• [Requirements]:
Pictures stay out. Extract the lines below from the first one through the line with "from matplotlib.transforms import offset_copy", both included.

• [Task material]:
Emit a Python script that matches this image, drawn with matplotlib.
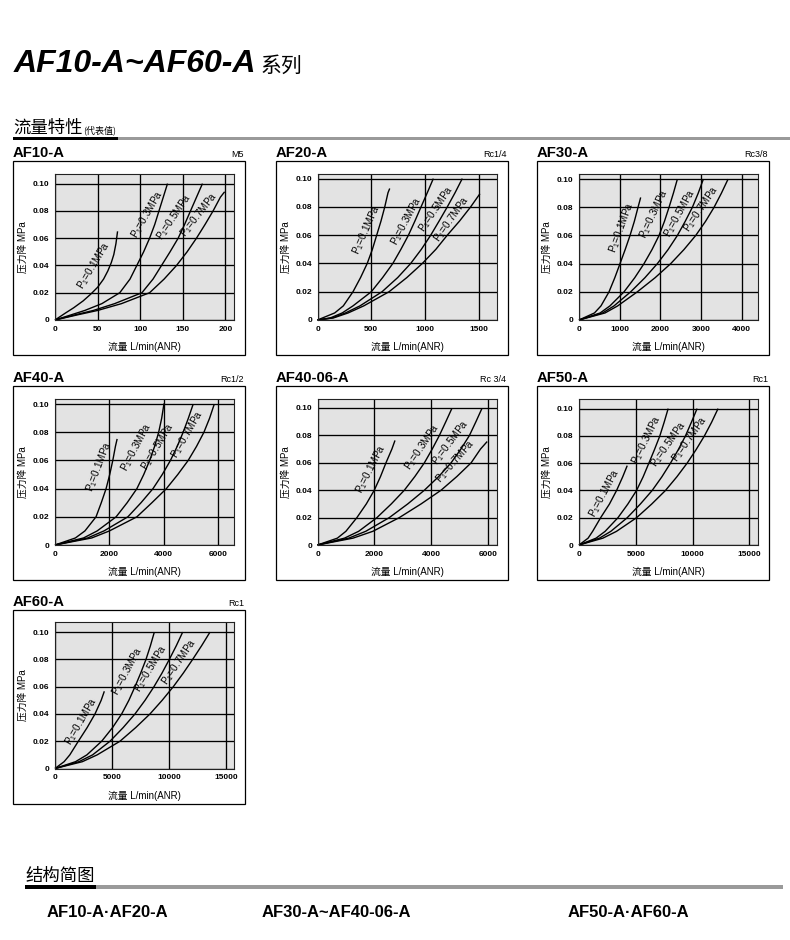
import matplotlib
matplotlib.use('Agg')
import matplotlib.pyplot as plt
from matplotlib.patches import Rectangle
from matplotlib.transforms import offset_copy

plt.rcParams['font.family'] = ['Liberation Sans', 'Noto Sans CJK SC']
plt.rcParams['mathtext.fontset'] = 'custom'
plt.rcParams['mathtext.rm'] = 'Liberation Sans'
plt.rcParams['mathtext.it'] = 'Liberation Sans'

# ---------------- data ----------------
PANEL_NAMES = ['AF10-A', 'AF20-A', 'AF30-A', 'AF40-A', 'AF40-06-A', 'AF50-A', 'AF60-A']
PORT_SIZES = ['M5', 'Rc1/4', 'Rc3/8', 'Rc1/2', 'Rc 3/4', 'Rc1', 'Rc1']
PRESSURE_LABELS = ['0.1', '0.3', '0.5', '0.7']
X_TICKS = [[0, 50, 100, 150, 200],
           [0, 500, 1000, 1500],
           [0, 1000, 2000, 3000, 4000],
           [0, 2000, 4000, 6000],
           [0, 2000, 4000, 6000],
           [0, 5000, 10000, 15000],
           [0, 5000, 10000, 15000]]
X_MAX = [210, 1663, 4400, 6577, 6304, 15765, 15702]
Y_MAX = [0.1074, 0.1036, 0.104, 0.104, 0.1069, 0.1074, 0.1074]
Y_TICKS = [0, 0.02, 0.04, 0.06, 0.08, 0.10]
Y_TICK_LABELS = ['0', '0.02', '0.04', '0.06', '0.08', '0.10']

L12 = [0, 0.005, 0.01, 0.02, 0.03, 0.04, 0.05, 0.06, 0.07, 0.08, 0.09, 0.10]

# AF10-A
af10_flow = [[0, 12, 22, 33, 42, 50, 57, 62, 66, 69, 71.5, 73.4],
             [0, 20, 35, 55, 76, 88, 96, 104, 111, 117, 122, 127, 132],
             [0, 25, 45, 70, 102, 115, 125, 135, 144.5, 152, 159, 166, 173],
             [0, 28, 50, 78, 111, 128, 142.6, 155, 166, 176, 185.5, 194, 199]]
af10_drop = [[0, 0.005, 0.009, 0.014, 0.019, 0.024, 0.03, 0.036, 0.042, 0.048, 0.056, 0.065],
             [0, 0.004, 0.007, 0.012, 0.02, 0.03, 0.04, 0.05, 0.06, 0.07, 0.08, 0.09, 0.10],
             [0, 0.004, 0.007, 0.012, 0.02, 0.03, 0.04, 0.05, 0.06, 0.07, 0.08, 0.09, 0.10],
             [0, 0.004, 0.007, 0.012, 0.02, 0.03, 0.04, 0.05, 0.06, 0.07, 0.08, 0.09, 0.094]]
# AF20-A
af20_flow = [[0, 160, 240, 330, 400, 462, 510, 550, 590, 625, 655, 671],
             [0, 120, 230, 330, 500, 605, 700, 775, 845, 905, 962, 1020, 1076],
             [0, 140, 260, 395, 600, 745, 866, 965, 1052, 1130, 1206, 1278, 1345],
             [0, 150, 285, 430, 665, 830, 974, 1100, 1206, 1320, 1423, 1509]]
af20_drop = [[0, 0.005, 0.01, 0.02, 0.03, 0.04, 0.05, 0.06, 0.07, 0.08, 0.09, 0.093],
             [0, 0.0015, 0.005, 0.01, 0.02, 0.03, 0.04, 0.05, 0.06, 0.07, 0.08, 0.09, 0.10],
             [0, 0.0015, 0.005, 0.01, 0.02, 0.03, 0.04, 0.05, 0.06, 0.07, 0.08, 0.09, 0.10],
             [0, 0.0015, 0.005, 0.01, 0.02, 0.03, 0.04, 0.05, 0.06, 0.07, 0.08, 0.0893]]
# AF30-A
af30_flow = [[0, 380, 540, 738, 880, 1008, 1135, 1254, 1360, 1451, 1516],
             [0, 520, 760, 1107, 1370, 1598, 1795, 1967, 2100, 2213, 2320, 2418],
             [0, 580, 860, 1270, 1620, 1926, 2190, 2418, 2610, 2787, 2930, 3057],
             [0, 640, 950, 1434, 1870, 2254, 2580, 2869, 3110, 3320, 3500, 3664]]
af30_drop = [[0, 0.005, 0.01, 0.02, 0.03, 0.04, 0.05, 0.06, 0.07, 0.08, 0.087],
             L12, L12, L12]
# AF40-A
af40_flow = [[0, 750, 1100, 1508, 1700, 1877, 2010, 2123, 2220, 2283],
             [0, 1050, 1550, 2246, 2650, 3009, 3260, 3477, 3660, 3809, 3920, 4006],
             [0, 1200, 1800, 2677, 3160, 3600, 3940, 4240, 4490, 4708, 4900, 5077],
             [0, 1350, 2000, 3009, 3560, 4092, 4510, 4892, 5200, 5471, 5680, 5852]]
af40_drop = [[0, 0.005, 0.01, 0.02, 0.03, 0.04, 0.05, 0.06, 0.07, 0.0753],
             [0, 0.005, 0.01, 0.02, 0.03, 0.04, 0.05, 0.06, 0.07, 0.08, 0.09, 0.1005],
             L12, L12]
# AF40-06-A
af4006_flow = [[0, 700, 1000, 1388, 1720, 2000, 2220, 2412, 2620, 2729],
               [0, 950, 1450, 2094, 2600, 3059, 3430, 3765, 4040, 4294, 4520, 4729],
               [0, 1100, 1700, 2529, 3180, 3765, 4270, 4706, 5050, 5353, 5580, 5788],
               [0, 1250, 1950, 2882, 3650, 4353, 4910, 5412, 5740, 5976]]
af4006_drop = [[0, 0.005, 0.01, 0.02, 0.03, 0.04, 0.05, 0.06, 0.07, 0.0763],
               [0, 0.005, 0.01, 0.02, 0.03, 0.04, 0.05, 0.06, 0.07, 0.08, 0.09, 0.0995],
               [0, 0.005, 0.01, 0.02, 0.03, 0.04, 0.05, 0.06, 0.07, 0.08, 0.09, 0.0995],
               [0, 0.005, 0.01, 0.02, 0.03, 0.04, 0.05, 0.06, 0.07, 0.0755]]
# AF50-A
af50_flow = [[0, 800, 1200, 1904, 2680, 3311, 3850, 4248],
             [0, 1500, 2300, 3428, 4300, 5069, 5650, 6153, 6650, 7120, 7500, 7852],
             [0, 1800, 2800, 4248, 5400, 6446, 7300, 8057, 8750, 9376, 9900, 10401],
             [0, 2100, 3300, 5069, 6400, 7618, 8620, 9522, 10320, 11046, 11680, 12247]]
af50_drop = [[0, 0.005, 0.01, 0.02, 0.03, 0.04, 0.05, 0.0582],
             L12, L12, L12]
# AF60-A
af60_flow = [[0, 800, 1300, 2047, 2820, 3509, 4050, 4327],
             [0, 1800, 2800, 4094, 5050, 5848, 6480, 7018, 7520, 7982, 8370, 8713],
             [0, 2100, 3300, 4825, 5980, 7018, 7900, 8684, 9390, 10029, 10640, 11199],
             [0, 2400, 3700, 5702, 7080, 8333, 9400, 10380, 11260, 12076, 12860, 13596]]
af60_drop = [[0, 0.005, 0.01, 0.02, 0.03, 0.04, 0.05, 0.0566],
             L12, L12, L12]

FLOWS = [af10_flow, af20_flow, af30_flow, af40_flow, af4006_flow, af50_flow, af60_flow]
DROPS = [af10_drop, af20_drop, af30_drop, af40_drop, af4006_drop, af50_drop, af60_drop]

# curve label anchor positions (data coords) and angles
LABEL_X = [[49.6, 112, 143.4, 172.7],
           [480, 851, 1129, 1274],
           [1120, 1926, 2541, 3074],
           [1714, 3086, 3880, 4959],
           [1980, 3788, 4780, 4950],
           [2490, 6212, 8116, 10020],
           [2544, 6579, 8684, 11170]]
LABEL_Y = [[0.039, 0.0767, 0.075, 0.0767],
           [0.0628, 0.0692, 0.0775, 0.0704],
           [0.065, 0.0745, 0.0752, 0.078],
           [0.0552, 0.069, 0.069, 0.0779],
           [0.0543, 0.0709, 0.0738, 0.0604],
           [0.0373, 0.0762, 0.073, 0.0767],
           [0.0338, 0.0706, 0.0723, 0.0772]]
LABEL_ANGLE = [[59, 60, 56, 52],
               [66, 62, 56, 55],
               [70, 65, 61, 56],
               [69, 62, 59, 60],
               [63, 56, 53, 49],
               [62, 64, 55, 55],
               [60, 62, 59, 56]]

# ---------------- layout ----------------
W, H = 790, 940
fig = plt.figure(figsize=(W / 100, H / 100), dpi=100)
fig.patch.set_facecolor('white')


def fx(x):
    return x / W


def fy(y):
    return 1 - y / H


def hbar(x0, x1, y, h, color):
    fig.add_artist(Rectangle((fx(x0), fy(y + h)), (x1 - x0) / W, h / H,
                             transform=fig.transFigure, color=color, lw=0))


# Title
fig.text(fx(14), fy(72), 'AF10-A~AF60-A', fontsize=23, fontweight='bold',
         fontstyle='italic', ha='left', va='baseline', family='Liberation Sans')
fig.text(fx(261), fy(72), '系列', fontsize=15, ha='left', va='baseline',
         family='Noto Sans CJK SC')

# section header
fig.text(fx(13), fy(133), '流量特性', fontsize=12.5, ha='left', va='baseline',
         family='Noto Sans CJK SC')
fig.text(fx(83), fy(133), '(代表值)', fontsize=6.5, ha='left', va='baseline',
         family='Noto Sans CJK SC')
hbar(118, 790, 136.5, 3.5, '#9a9a9a')
hbar(13, 118, 136.5, 3.5, 'black')

BOX_LEFT = [13, 275.5, 537]
BOX_TOP = [161, 386, 609.5]
BOX_W, BOX_H = 232, 194

for i, name in enumerate(PANEL_NAMES):
    r, c = divmod(i, 3)
    bx, by = BOX_LEFT[c], BOX_TOP[r]
    fig.add_artist(Rectangle((fx(bx), fy(by + BOX_H)), BOX_W / W, BOX_H / H,
                             transform=fig.transFigure, fill=False,
                             ec='black', lw=0.9))
    fig.text(fx(bx), fy(by - 4), name, fontsize=10.7, fontweight='bold',
             ha='left', va='baseline')
    fig.text(fx(bx + BOX_W - 1), fy(by - 4), PORT_SIZES[i], fontsize=6.5,
             ha='right', va='baseline')

    px, py, pw, ph = bx + 42, by + 12.5, 179, 146.5
    ax = fig.add_axes([fx(px), fy(py + ph), pw / W, ph / H])
    ax.set_facecolor('#e3e3e3')
    ax.set_xlim(0, X_MAX[i])
    ax.set_ylim(0, Y_MAX[i])
    ax.set_xticks(X_TICKS[i])
    ax.set_xticklabels([str(t) for t in X_TICKS[i]])
    ax.set_yticks(Y_TICKS)
    ax.set_yticklabels(Y_TICK_LABELS)
    ax.tick_params(length=0, labelsize=6, pad=4)
    for lab in ax.get_xticklabels() + ax.get_yticklabels():
        lab.set_fontweight('bold')
    ax.grid(True, color='black', lw=0.95)
    ax.set_axisbelow(True)
    for s in ax.spines.values():
        s.set_color('#222222')
        s.set_linewidth(0.8)

    label_tr = offset_copy(ax.transData, fig=fig, x=-3, y=1, units='dots')
    for k in range(4):
        ax.plot(FLOWS[i][k], DROPS[i][k], color='black', lw=1.0,
                solid_capstyle='butt', solid_joinstyle='round', clip_on=False)
        ax.text(LABEL_X[i][k], LABEL_Y[i][k],
                'P$_1$=' + PRESSURE_LABELS[k] + 'MPa', fontsize=7.2,
                rotation=LABEL_ANGLE[i][k], rotation_mode='anchor',
                ha='center', va='center', transform=label_tr)

    fig.text(fx(px + pw / 2), fy(by + 186), '流量 L/min(ANR)', fontsize=7,
             ha='center', va='center')
    fig.text(fx(bx + 10), fy(py + ph / 2), '压力降 MPa', fontsize=7,
             ha='center', va='center', rotation=90)

# bottom section
fig.text(fx(25), fy(881), '结构简图', fontsize=12.5, ha='left', va='baseline',
         family='Noto Sans CJK SC')
hbar(96, 783, 885, 3.5, '#9a9a9a')
hbar(25, 96, 885, 3.5, 'black')
fig.text(fx(47), fy(917), 'AF10-A·AF20-A', fontsize=12, fontweight='bold',
         ha='left', va='baseline')
fig.text(fx(262), fy(917), 'AF30-A~AF40-06-A', fontsize=12, fontweight='bold',
         ha='left', va='baseline')
fig.text(fx(568), fy(917), 'AF50-A·AF60-A', fontsize=12, fontweight='bold',
         ha='left', va='baseline')

fig.savefig('out.png', dpi=100, facecolor='white')
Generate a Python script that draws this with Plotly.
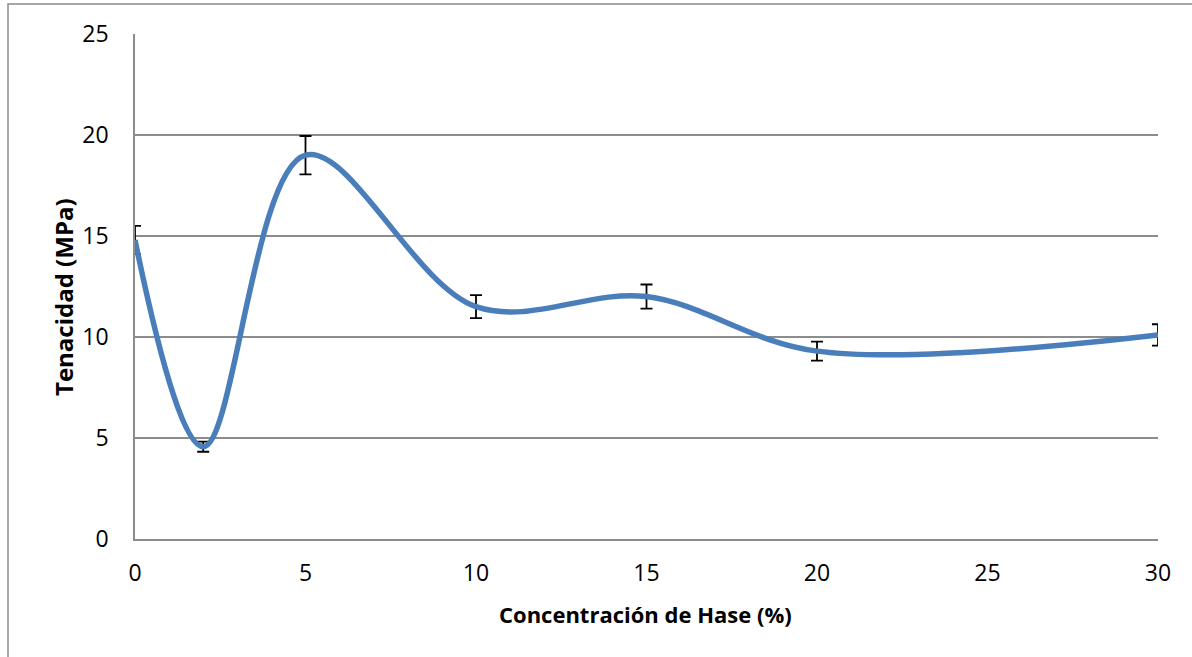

• [Solution for this task]:
Emit a Python script that matches this image, drawn with matplotlib.
import matplotlib
matplotlib.use('Agg')
import matplotlib.pyplot as plt
from matplotlib.patches import Rectangle
from matplotlib.transforms import offset_copy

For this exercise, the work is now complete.